Determine how many lines contain the string "this". Respond with that number and nothing more.

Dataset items
* Start *

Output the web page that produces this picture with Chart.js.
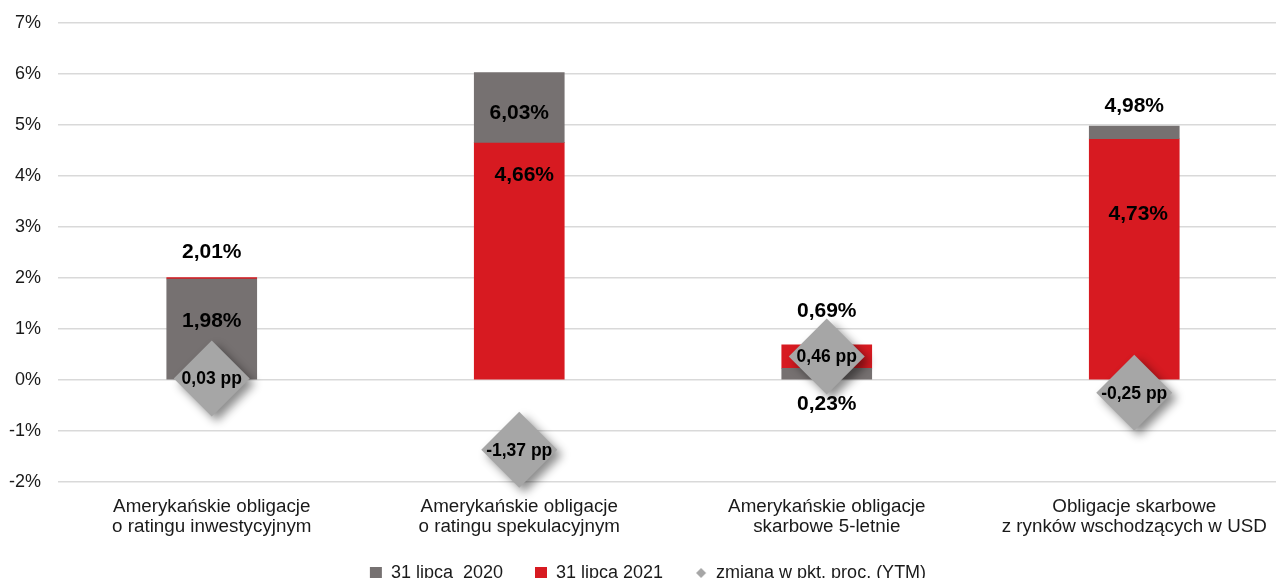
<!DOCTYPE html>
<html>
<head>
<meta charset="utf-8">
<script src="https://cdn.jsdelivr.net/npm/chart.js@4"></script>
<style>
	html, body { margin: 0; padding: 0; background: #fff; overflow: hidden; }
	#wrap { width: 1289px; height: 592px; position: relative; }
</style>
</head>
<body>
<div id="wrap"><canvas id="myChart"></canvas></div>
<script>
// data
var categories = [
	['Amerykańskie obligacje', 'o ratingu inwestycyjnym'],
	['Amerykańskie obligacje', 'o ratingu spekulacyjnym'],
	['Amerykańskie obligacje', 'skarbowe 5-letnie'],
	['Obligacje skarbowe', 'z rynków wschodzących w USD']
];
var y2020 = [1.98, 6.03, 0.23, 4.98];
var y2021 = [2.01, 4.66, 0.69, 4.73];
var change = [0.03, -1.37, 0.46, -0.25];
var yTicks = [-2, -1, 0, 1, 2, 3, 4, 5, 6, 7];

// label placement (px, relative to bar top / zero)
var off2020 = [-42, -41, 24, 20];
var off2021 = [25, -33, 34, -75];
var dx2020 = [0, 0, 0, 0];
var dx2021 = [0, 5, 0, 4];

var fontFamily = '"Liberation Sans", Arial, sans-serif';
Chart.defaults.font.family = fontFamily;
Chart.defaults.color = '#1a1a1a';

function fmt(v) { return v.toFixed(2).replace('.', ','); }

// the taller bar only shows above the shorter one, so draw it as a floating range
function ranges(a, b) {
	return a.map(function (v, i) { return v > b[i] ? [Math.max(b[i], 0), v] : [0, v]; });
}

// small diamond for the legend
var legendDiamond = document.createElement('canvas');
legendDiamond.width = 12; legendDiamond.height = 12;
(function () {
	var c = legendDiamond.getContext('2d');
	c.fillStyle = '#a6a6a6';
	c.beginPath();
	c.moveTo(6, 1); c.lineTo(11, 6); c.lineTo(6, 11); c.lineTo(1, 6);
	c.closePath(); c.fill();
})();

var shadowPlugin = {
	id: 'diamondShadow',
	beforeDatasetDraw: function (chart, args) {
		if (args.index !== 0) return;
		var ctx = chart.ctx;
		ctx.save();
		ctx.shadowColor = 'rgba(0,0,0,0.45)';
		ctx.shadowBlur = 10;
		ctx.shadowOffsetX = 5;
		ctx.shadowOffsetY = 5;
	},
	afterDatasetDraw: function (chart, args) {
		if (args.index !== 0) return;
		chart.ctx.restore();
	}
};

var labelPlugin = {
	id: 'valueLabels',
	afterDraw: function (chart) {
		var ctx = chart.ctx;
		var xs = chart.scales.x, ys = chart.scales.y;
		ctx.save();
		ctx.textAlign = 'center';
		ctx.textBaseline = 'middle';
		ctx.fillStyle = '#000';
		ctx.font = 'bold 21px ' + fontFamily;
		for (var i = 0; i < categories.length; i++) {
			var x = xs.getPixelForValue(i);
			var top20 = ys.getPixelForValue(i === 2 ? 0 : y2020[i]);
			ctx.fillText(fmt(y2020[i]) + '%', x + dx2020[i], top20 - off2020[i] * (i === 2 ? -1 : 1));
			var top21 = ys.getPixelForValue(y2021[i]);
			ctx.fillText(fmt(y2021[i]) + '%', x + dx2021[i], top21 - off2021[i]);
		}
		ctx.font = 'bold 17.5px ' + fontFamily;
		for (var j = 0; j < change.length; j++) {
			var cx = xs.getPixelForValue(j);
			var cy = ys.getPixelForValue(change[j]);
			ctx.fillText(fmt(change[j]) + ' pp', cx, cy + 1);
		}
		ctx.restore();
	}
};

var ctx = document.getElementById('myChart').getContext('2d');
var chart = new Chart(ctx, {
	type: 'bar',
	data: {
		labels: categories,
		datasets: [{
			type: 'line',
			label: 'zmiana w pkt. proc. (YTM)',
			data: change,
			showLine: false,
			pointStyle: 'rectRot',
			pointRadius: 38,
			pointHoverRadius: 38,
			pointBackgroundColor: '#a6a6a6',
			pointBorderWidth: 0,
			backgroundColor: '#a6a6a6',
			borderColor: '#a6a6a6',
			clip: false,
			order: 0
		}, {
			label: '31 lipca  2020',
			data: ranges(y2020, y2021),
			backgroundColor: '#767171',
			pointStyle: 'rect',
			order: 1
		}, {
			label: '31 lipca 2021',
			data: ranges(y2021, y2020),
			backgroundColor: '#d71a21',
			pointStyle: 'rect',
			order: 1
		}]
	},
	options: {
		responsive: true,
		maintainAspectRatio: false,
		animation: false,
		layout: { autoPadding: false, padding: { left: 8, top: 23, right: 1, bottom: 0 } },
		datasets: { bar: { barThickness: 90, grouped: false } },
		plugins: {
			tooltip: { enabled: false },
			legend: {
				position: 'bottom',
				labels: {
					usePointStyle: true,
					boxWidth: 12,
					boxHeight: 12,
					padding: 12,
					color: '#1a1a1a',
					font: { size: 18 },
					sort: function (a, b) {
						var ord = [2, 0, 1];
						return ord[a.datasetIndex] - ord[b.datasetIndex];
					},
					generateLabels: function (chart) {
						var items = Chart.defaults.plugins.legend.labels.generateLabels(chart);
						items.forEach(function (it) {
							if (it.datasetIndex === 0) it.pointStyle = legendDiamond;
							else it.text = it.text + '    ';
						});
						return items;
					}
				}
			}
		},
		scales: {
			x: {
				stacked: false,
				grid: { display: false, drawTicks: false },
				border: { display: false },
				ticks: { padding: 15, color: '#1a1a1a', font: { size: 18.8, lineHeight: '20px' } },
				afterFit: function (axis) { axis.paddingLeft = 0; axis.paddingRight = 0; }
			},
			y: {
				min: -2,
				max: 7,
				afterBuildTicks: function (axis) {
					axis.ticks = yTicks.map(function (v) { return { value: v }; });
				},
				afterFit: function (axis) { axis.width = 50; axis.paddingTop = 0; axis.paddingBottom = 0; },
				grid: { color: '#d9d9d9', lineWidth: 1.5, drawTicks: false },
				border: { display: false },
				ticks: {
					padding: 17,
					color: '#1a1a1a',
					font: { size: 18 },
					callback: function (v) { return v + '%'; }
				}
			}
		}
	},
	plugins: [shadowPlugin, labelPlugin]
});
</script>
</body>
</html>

* End *
* Start *

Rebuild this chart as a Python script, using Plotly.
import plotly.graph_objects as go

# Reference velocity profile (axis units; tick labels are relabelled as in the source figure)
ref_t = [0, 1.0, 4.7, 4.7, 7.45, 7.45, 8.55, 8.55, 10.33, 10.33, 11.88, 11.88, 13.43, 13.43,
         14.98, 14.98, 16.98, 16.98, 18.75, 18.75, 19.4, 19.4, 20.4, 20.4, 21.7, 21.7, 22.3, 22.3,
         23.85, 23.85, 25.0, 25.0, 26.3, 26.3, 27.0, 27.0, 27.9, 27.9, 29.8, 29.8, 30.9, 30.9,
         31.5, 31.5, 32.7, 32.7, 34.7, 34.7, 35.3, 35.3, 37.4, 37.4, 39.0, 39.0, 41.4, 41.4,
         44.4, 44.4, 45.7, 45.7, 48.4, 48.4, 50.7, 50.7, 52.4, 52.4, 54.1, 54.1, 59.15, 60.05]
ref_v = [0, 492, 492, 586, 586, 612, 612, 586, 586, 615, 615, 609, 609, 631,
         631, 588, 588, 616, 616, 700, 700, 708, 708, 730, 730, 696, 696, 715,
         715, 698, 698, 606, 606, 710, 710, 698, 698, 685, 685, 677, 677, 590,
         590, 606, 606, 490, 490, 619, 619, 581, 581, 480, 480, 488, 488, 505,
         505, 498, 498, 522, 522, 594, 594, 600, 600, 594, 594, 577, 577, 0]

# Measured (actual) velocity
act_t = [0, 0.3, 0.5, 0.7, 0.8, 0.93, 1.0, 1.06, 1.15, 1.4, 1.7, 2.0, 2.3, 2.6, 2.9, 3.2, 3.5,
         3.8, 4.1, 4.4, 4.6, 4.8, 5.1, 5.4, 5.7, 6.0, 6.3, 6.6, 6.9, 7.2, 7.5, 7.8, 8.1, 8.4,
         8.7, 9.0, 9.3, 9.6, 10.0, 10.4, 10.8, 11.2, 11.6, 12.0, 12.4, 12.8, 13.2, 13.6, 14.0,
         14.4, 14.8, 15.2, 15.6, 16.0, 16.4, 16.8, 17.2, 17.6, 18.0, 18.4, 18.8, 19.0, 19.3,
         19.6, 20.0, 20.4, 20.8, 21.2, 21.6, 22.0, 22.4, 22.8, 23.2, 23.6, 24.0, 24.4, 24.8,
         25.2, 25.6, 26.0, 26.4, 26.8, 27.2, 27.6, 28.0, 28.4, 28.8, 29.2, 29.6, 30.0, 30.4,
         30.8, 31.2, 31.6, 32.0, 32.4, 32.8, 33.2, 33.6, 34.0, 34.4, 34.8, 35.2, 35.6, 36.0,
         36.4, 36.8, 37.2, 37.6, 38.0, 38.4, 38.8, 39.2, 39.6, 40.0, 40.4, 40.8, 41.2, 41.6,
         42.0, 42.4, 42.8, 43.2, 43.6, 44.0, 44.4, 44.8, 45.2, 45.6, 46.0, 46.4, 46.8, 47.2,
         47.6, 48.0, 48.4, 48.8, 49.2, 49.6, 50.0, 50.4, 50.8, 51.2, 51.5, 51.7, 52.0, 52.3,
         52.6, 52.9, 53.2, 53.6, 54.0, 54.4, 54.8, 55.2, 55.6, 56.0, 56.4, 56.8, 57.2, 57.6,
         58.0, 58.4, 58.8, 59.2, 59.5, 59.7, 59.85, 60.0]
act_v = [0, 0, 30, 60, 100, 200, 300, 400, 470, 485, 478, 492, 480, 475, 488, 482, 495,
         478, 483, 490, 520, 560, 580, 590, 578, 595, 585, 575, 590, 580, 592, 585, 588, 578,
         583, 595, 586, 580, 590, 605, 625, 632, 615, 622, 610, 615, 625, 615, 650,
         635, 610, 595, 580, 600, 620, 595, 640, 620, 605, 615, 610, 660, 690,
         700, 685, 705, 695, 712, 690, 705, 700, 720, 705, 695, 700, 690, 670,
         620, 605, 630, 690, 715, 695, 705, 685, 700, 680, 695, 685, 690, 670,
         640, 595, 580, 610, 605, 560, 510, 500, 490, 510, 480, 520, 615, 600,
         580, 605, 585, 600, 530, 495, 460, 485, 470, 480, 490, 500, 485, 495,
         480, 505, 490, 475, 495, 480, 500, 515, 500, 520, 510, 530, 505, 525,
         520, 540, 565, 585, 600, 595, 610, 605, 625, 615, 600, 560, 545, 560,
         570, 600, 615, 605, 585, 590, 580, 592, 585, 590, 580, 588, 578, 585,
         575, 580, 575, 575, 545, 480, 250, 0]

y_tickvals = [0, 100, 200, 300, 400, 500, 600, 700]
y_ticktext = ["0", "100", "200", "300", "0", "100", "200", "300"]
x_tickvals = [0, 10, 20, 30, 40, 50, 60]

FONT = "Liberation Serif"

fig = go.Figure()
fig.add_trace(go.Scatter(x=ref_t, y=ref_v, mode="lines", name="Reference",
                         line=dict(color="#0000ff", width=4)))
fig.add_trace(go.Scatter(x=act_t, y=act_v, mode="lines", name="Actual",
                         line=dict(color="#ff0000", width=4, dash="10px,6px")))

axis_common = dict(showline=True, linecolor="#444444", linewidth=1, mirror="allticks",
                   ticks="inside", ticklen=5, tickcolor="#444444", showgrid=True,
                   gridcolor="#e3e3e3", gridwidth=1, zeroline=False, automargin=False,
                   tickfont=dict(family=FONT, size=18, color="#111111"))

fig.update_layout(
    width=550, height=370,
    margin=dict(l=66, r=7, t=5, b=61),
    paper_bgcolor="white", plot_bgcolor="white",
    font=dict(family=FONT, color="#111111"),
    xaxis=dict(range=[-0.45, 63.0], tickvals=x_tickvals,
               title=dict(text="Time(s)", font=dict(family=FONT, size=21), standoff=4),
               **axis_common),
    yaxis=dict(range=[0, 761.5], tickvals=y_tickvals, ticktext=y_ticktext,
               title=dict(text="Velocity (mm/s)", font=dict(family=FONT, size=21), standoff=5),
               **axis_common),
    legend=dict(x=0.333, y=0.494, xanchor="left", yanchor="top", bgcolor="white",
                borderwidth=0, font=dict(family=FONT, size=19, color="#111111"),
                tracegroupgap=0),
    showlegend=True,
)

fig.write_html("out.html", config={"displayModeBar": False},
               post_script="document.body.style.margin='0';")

* End *

Complete output — 2